By its third generation, Firmin Didot (14 April 1764 – 24 April 1836) imbued with generations of publishing knowledge and expertise before him, pushed forward the limitations of book and newspaper printing with his invention of a new stereotype, which speeded up printing.
He was also the pioneer who is acknowledged to have designed ‘modern’ typefaces – where thick and thin lines are shaped by narrows serifs on the end of letters, today known as a group of modern typefaces called Didone. He was inspired by the Baskerville font – created by John Baskerville (1706–1775) who made serifs more pronounced, and the letters rounded, moving away from replicating scribe in manuscripts. Firmin Didot develop the font adding more contrast to the strokes and serifs.

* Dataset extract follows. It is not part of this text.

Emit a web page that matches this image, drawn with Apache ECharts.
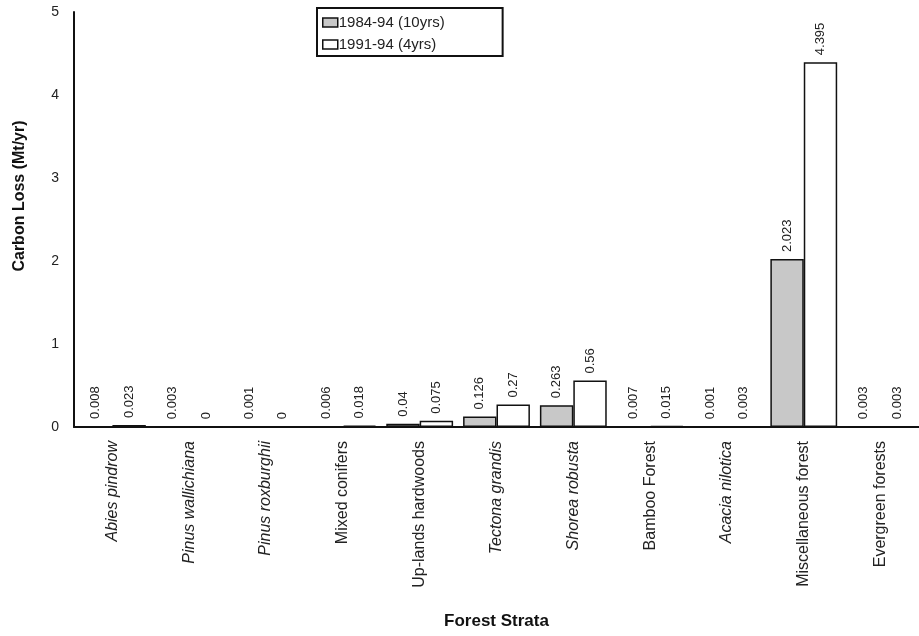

In Athens, there is the Didotou Street named after Firmin Didot, who was a passionate philhellene and was one of the first to establish a printing press in the newly independent Greece and typefaces in the style of Didot have remained popular in Greek since. There is even a hotel inspired by his gentle, worldly character, Monsieur Didot in Athens.
His brother Pierre Firmin used the font to print an edition of La Henriade by Voltaire in 1818 – to wide acclaim.
Firmin Didot is credited, alongside Giambattista Bodoni, for creating the Didone (Modern style of Serif typefaces). A modern-day example of Firmin Didot’s discovery, widely-known, is the cover of the magazine Vogue – the title is a modification of the Linotype Didot font. Day-to-day use, choices that influence our decisions in Word are descended from Didot font – those who like classic serifs pick Times New Roman, Garamond and Georgia. Although, like many design devotees, we all have our favourite fonts – and some of us can tell a lot about a person by the font they pick. Fonts - as important in the 21st century as they were in Didot’s day.